The assessee made a deposit of Rs.20,000 in the assessment year 1972‑73 in a company that was later wound up and the assessee was unable to recover the deposit. For the assessment year 1975‑76, the assessee claimed that the capital loss incurred in 1972‑73 be adjusted against the capital gains for the assessment year 1975‑76. The Income‑tax Officer rejected the claim on the ground that it was not capital loss. The Appellate Assistant Commissioner confirmed the view of the Income‑tax Officer. On a revision petition the Commissioner of Income‑tax held that the capital loss for 1972‑73 would be carried forward in accordance with law. The Tribunal allowed the appeal preferred by the assessee. On a reference:

Held, (i) that there was no transfer of capital assets as contemplated in section 2(47) of the Income Tax Act, 1961, and when there was no transfer, the loss could not be said to have arisen by the transfer of a capital asset within the meaning of section 45 of the Income‑tax Act.

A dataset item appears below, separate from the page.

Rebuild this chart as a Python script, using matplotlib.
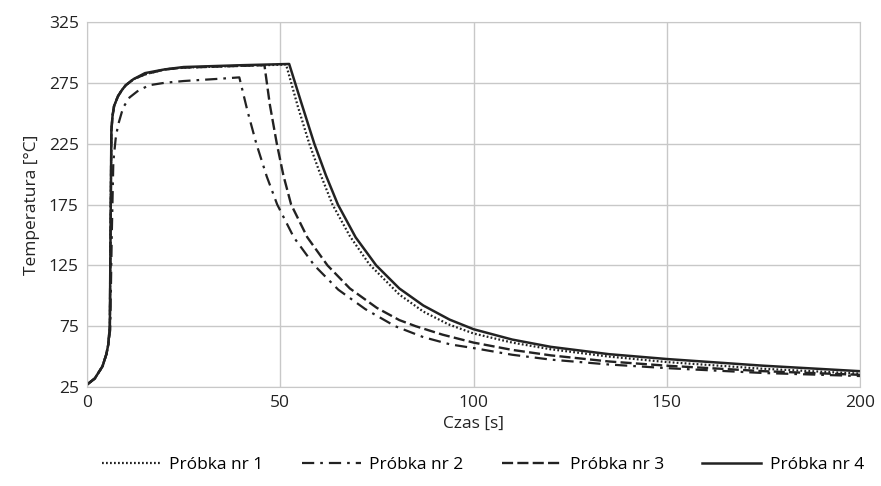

(ii) That the Commissioner had determined the loss and allowed the loss to be carried forward to the subsequent years according to law. But the Commissioner had not stated that the loss had accrued in the computation of loss under section 45 of the Act. The claim of the assessee before the income‑tax authorities was that it was a bad debt and since it was not a capital loss which arose in the computation of loss under section 45 of the Act, it was impermissible for the assessee to carry forward the loss and set off the same against the capital gains of the subsequent years.

CIT v. East India Charitable Trust (1994) 206 ITR 152 (Cal.) and Vania Silk Mills (P.) Ltd. v. CIT (1991) 191 ITR 647 (SC) fol.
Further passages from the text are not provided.